One possible breaker response is, what about ontology mismatches that occur because the “scary” fact is an enormous conjunction of different facts? This seems addressable via impulse-sensors, i.e. “sensors” that combine an intervention in the system with an observed response. An example of an impulse is “an innocent bystander walks into the diamond room”, and the attached sensor is a video feed of what happens to them (and whether they get vaporized by nanomachines). Or, for a more out-there example, “an omnipotent previously-undetectable alien AI, that had been running at a layer beneath all human semiconductors, activates at timestep 592, scoops up a handful of nanomachines, deposits them on the electron microscope, and then deactivates forever”, followed by the microscope readings. This part is half-baked, and if you can provide a strong Breaker response to this scenario, it’d be helpful for me to noodle on.
I’d expect another possible breaker response here is “how does a human understand the possibly-unconnected-if-small array of sensor outputs well enough to actually understand what they imply together?” In my original proposal, the “terrifier” was an AI that searched over the predictor’s Bayes net for where to deploy sensors such that their readings would maximize the probability the human would reject the proposal. We can add to that the terrifier’s ability to provide a short (<5 page) description of how to interpret the sensors in conjunction, short enough that a committee of humans could plausibly check its logic and make sure it wasn’t just scaring the humans without cause. For a decent set of sensors and impulses, this covers any scenario I can quickly think of, including “everyone has been copied using nanotech” (which seems like it should be detectable at the nanometer range somewhere along the line).

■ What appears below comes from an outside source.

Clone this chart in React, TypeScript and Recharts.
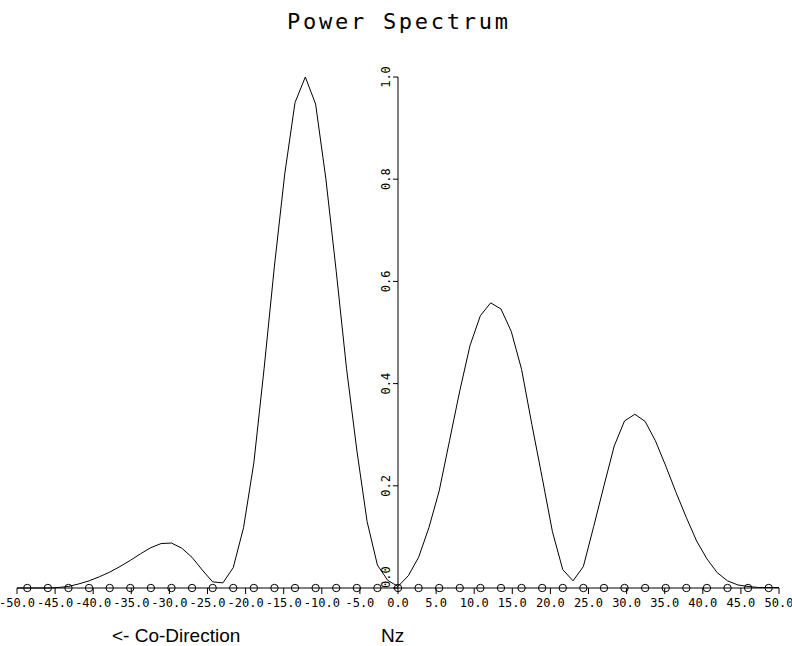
import { ComposedChart, Line, Scatter, XAxis, YAxis, ReferenceLine, ReferenceDot } from 'recharts';

// harmonic step along Nz (75 samples over -50..50), markers every second sample
const STEP = 100 / 74;
const harmonics = Array.from({ length: 75 }, (_, i) => i - 37);
const markerHarmonics = Array.from({ length: 37 }, (_, i) => (i - 18) * 2);

// normalised power, one value per harmonic
const power = [
  0, 0, 0, 0, 0.001, 0.003, 0.008, 0.014, 0.022, 0.031,
  0.042, 0.054, 0.067, 0.079, 0.087, 0.088, 0.078, 0.06, 0.035, 0.012,
  0.01, 0.04, 0.118, 0.245, 0.43, 0.63, 0.81, 0.95, 1.0, 0.947,
  0.8, 0.62, 0.43, 0.27, 0.13, 0.045, 0.015, 0.003, 0.024, 0.06,
  0.118, 0.19, 0.288, 0.386, 0.475, 0.533, 0.558, 0.546, 0.502, 0.428,
  0.32, 0.216, 0.11, 0.036, 0.014, 0.042, 0.12, 0.2, 0.278, 0.327,
  0.34, 0.326, 0.288, 0.239, 0.187, 0.138, 0.092, 0.057, 0.03, 0.014,
  0.006, 0.003, 0.001, 0.001, 0.001,
];

const xTicks = [-50, -45, -40, -35, -30, -25, -20, -15, -10, -5, 0, 5, 10, 15, 20, 25, 30, 35, 40, 45, 50];
const yTicks = [0, 0.2, 0.4, 0.6, 0.8, 1.0];

const curve = harmonics.map((k, i) => ({ x: k * STEP, y: power[i] }));
const markers = markerHarmonics.map((k) => ({ x: k * STEP, y: 0 }));

const MONO = 'DejaVu Sans Mono, monospace';

const YTick = (value: number) => (props: any) => {
  const { cx, cy } = props;
  const lx = cx - 12;
  return (
    <g>
      <line x1={cx - 5} y1={cy} x2={cx} y2={cy} stroke="#000" />
      <text
        x={lx}
        y={cy}
        transform={`rotate(-90 ${lx} ${cy})`}
        textAnchor={value === 0 ? 'start' : 'middle'}
        dominantBaseline="central"
        fontFamily={MONO}
        fontSize={12}
        fill="#000"
      >
        {value.toFixed(1)}
      </text>
    </g>
  );
};

export default function App() {
  return (
    <div style={{ position: 'absolute', left: 0, top: 0, width: 792, height: 646, background: '#fff' }}>
      <ComposedChart width={792} height={646} data={curve} margin={{ top: 77, right: 13, left: 17, bottom: 28 }}>
        <XAxis
          dataKey="x"
          type="number"
          domain={[-50, 50]}
          ticks={xTicks}
          interval={0}
          tickFormatter={(v) => v.toFixed(1)}
          tickSize={6}
          tickMargin={4}
          height={30}
          stroke="#000"
          tick={{ fill: '#000', fontSize: 12, fontFamily: MONO }}
        />
        <YAxis dataKey="y" type="number" domain={[0, 1]} hide />
        <ReferenceLine segment={[{ x: 0, y: 0 }, { x: 0, y: 1 }]} stroke="#000" />
        {yTicks.map((v) => (
          <ReferenceDot key={v} x={0} y={v} r={0} shape={YTick(v)} />
        ))}
        <Line
          type="linear"
          dataKey="y"
          stroke="#000"
          strokeWidth={1}
          dot={false}
          isAnimationActive={false}
        />
        <Scatter
          data={markers}
          isAnimationActive={false}
          shape={(p: any) => <circle cx={p.cx} cy={p.cy} r={3.7} fill="none" stroke="#000" />}
        />
      </ComposedChart>
      <svg width={792} height={646} style={{ position: 'absolute', left: 0, top: 0, pointerEvents: 'none' }}>
        <text
          x={397.5}
          y={29}
          textAnchor="middle"
          fontFamily={MONO}
          fontSize={22}
          textLength={221}
          lengthAdjust="spacing"
          fill="#000"
        >
          Power Spectrum
        </text>
        <text x={112} y={642} fontFamily="Liberation Sans, Arial, sans-serif" fontSize={19} fill="#000">
          {'<- Co-Direction'}
        </text>
        <text x={381} y={642} fontFamily="Liberation Sans, Arial, sans-serif" fontSize={19} fill="#000">
          Nz
        </text>
      </svg>
    </div>
  );
}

If the breaker wants to claim that there is bad stuff that no small combination of futuristic sensors could detect at any scale, I’d need to hear a specific example.
I can’t think of a scenario where an army of tiny tampering machines isn’t detectable to a tiny sensor somewhere before they’re all active and have already eaten the sensor, for a sufficient set of possible sensors as previously described. Maybe your mental model of the predictor doesn’t include detailed intermediate states? But it seems like we would need to populate those intermediate states in order to simulate sensor outputs anyway.
Based on any comment-tree, I’ll decide whether I believe in this enough to write it up as a formal submission.